■ Exercise aim
The material below has pictures in it. Set down only the lines from the line containing "Recreate this image" through the line containing "630, 624, 623]", word for word, and leave the pictures behind.

* start *

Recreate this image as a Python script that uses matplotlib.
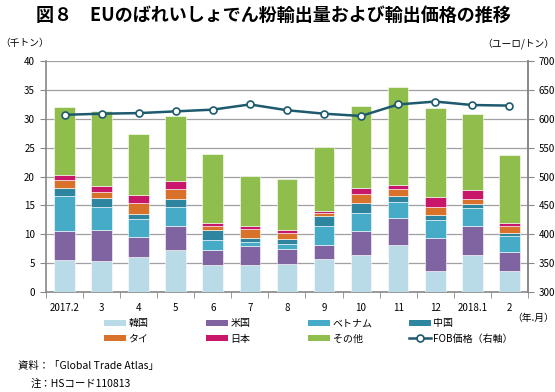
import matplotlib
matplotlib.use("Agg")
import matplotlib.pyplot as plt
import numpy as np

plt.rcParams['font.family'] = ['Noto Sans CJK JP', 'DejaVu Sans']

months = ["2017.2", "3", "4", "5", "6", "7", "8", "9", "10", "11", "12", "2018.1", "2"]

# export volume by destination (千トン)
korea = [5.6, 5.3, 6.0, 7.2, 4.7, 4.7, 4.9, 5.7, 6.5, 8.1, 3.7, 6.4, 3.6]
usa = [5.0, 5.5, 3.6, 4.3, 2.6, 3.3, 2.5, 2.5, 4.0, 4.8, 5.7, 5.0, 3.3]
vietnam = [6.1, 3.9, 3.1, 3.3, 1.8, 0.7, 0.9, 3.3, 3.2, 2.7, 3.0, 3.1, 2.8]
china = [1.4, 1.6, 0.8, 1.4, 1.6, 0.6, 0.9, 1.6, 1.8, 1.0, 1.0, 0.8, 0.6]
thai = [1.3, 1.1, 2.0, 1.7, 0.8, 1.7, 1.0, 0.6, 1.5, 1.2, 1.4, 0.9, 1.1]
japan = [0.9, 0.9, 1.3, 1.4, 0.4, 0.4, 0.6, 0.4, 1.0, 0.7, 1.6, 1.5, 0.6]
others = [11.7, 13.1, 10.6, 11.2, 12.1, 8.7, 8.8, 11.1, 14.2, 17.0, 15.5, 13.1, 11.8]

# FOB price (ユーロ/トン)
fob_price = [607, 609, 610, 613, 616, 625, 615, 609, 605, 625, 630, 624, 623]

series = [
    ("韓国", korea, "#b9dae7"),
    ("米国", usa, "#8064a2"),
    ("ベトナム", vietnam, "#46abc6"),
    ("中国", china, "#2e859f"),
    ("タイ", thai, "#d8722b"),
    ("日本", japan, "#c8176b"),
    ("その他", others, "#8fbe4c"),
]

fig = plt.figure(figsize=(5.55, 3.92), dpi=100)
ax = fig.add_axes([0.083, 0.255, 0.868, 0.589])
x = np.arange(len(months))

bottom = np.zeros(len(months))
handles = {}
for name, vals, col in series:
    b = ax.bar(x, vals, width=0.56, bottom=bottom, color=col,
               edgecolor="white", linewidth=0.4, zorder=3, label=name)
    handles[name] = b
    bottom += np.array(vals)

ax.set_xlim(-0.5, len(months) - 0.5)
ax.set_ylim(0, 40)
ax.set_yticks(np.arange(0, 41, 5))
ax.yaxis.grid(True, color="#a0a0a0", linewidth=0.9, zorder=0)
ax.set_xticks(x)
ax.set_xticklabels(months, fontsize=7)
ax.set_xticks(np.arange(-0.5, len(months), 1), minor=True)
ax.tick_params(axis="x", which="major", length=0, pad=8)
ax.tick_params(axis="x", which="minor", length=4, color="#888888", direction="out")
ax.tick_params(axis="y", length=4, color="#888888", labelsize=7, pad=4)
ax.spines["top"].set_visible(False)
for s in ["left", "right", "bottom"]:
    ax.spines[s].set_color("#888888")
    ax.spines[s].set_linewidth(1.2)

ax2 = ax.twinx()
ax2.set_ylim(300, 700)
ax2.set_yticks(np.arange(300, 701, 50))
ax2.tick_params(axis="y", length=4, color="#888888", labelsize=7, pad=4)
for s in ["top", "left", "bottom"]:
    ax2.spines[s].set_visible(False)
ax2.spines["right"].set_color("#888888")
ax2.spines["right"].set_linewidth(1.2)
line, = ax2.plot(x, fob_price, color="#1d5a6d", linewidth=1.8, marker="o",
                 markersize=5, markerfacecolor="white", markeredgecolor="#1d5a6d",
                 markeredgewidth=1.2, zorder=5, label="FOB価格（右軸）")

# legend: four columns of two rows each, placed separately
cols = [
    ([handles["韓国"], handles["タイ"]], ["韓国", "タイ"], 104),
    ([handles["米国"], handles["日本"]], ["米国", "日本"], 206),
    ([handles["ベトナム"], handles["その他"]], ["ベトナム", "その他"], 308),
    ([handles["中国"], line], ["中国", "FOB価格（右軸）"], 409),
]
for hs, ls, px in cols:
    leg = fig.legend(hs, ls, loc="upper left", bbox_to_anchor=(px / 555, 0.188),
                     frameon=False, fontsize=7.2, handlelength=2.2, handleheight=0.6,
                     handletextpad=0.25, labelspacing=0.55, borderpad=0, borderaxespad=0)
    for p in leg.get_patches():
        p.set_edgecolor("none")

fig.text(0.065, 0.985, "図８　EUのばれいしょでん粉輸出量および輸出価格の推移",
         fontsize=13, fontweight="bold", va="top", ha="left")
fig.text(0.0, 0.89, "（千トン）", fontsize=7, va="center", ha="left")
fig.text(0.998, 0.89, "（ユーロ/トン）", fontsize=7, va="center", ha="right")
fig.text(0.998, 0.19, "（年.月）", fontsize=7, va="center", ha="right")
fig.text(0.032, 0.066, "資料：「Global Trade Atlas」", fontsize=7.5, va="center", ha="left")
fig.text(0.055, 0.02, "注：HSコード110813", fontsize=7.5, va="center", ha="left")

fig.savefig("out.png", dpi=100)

* end *
* start *

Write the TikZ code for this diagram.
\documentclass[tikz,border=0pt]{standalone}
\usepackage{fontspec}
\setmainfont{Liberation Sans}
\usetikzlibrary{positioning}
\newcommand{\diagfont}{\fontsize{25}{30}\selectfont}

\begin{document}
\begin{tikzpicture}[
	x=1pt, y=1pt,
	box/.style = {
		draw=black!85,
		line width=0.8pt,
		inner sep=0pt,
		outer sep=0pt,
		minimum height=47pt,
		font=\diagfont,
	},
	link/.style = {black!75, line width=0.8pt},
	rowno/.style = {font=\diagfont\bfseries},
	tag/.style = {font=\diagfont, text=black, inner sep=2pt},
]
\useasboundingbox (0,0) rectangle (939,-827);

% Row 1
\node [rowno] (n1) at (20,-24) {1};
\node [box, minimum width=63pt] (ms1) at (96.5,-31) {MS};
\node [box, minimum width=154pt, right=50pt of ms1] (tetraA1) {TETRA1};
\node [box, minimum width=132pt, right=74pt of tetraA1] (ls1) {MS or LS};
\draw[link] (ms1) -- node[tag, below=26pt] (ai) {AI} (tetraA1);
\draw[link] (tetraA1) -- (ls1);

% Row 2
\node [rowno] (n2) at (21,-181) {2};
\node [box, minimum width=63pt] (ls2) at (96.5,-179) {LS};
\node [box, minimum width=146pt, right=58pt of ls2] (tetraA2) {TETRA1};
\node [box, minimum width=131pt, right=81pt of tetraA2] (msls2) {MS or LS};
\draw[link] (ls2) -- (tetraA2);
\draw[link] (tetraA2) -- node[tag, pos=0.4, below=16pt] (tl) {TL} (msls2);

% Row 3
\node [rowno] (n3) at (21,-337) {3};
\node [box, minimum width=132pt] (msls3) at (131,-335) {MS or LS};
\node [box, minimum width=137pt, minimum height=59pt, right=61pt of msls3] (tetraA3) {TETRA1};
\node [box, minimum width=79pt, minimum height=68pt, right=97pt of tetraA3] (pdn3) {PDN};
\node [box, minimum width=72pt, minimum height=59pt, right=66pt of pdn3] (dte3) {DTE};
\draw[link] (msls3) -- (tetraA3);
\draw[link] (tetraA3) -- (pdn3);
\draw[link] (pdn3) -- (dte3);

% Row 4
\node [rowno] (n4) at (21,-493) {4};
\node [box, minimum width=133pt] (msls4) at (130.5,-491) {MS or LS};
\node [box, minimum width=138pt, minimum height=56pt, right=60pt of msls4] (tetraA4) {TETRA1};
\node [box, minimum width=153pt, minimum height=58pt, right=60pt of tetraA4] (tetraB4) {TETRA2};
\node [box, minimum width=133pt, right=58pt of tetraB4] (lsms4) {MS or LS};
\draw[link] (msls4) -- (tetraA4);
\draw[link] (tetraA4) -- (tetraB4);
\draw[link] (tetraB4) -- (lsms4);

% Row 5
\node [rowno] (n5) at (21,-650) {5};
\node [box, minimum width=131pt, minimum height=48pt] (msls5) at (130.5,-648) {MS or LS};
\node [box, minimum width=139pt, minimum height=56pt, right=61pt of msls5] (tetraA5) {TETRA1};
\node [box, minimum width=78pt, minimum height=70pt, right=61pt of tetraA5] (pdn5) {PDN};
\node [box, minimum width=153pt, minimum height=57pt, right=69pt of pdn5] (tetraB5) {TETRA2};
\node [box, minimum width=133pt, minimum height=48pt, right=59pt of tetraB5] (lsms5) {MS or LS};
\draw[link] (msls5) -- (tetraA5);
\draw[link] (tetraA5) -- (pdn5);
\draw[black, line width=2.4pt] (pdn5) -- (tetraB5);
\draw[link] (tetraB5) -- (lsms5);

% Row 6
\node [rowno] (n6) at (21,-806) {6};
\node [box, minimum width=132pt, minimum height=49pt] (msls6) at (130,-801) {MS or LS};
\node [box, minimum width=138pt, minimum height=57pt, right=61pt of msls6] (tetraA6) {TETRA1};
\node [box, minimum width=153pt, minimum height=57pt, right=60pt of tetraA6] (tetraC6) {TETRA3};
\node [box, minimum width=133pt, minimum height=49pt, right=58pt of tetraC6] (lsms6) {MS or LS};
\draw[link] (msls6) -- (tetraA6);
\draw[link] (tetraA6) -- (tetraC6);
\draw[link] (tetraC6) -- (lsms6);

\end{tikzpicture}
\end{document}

* end *

■ Result
Recreate this image as a Python script that uses matplotlib.
import matplotlib
matplotlib.use("Agg")
import matplotlib.pyplot as plt
import numpy as np

plt.rcParams['font.family'] = ['Noto Sans CJK JP', 'DejaVu Sans']

months = ["2017.2", "3", "4", "5", "6", "7", "8", "9", "10", "11", "12", "2018.1", "2"]

# export volume by destination (千トン)
korea = [5.6, 5.3, 6.0, 7.2, 4.7, 4.7, 4.9, 5.7, 6.5, 8.1, 3.7, 6.4, 3.6]
usa = [5.0, 5.5, 3.6, 4.3, 2.6, 3.3, 2.5, 2.5, 4.0, 4.8, 5.7, 5.0, 3.3]
vietnam = [6.1, 3.9, 3.1, 3.3, 1.8, 0.7, 0.9, 3.3, 3.2, 2.7, 3.0, 3.1, 2.8]
china = [1.4, 1.6, 0.8, 1.4, 1.6, 0.6, 0.9, 1.6, 1.8, 1.0, 1.0, 0.8, 0.6]
thai = [1.3, 1.1, 2.0, 1.7, 0.8, 1.7, 1.0, 0.6, 1.5, 1.2, 1.4, 0.9, 1.1]
japan = [0.9, 0.9, 1.3, 1.4, 0.4, 0.4, 0.6, 0.4, 1.0, 0.7, 1.6, 1.5, 0.6]
others = [11.7, 13.1, 10.6, 11.2, 12.1, 8.7, 8.8, 11.1, 14.2, 17.0, 15.5, 13.1, 11.8]

# FOB price (ユーロ/トン)
fob_price = [607, 609, 610, 613, 616, 625, 615, 609, 605, 625, 630, 624, 623]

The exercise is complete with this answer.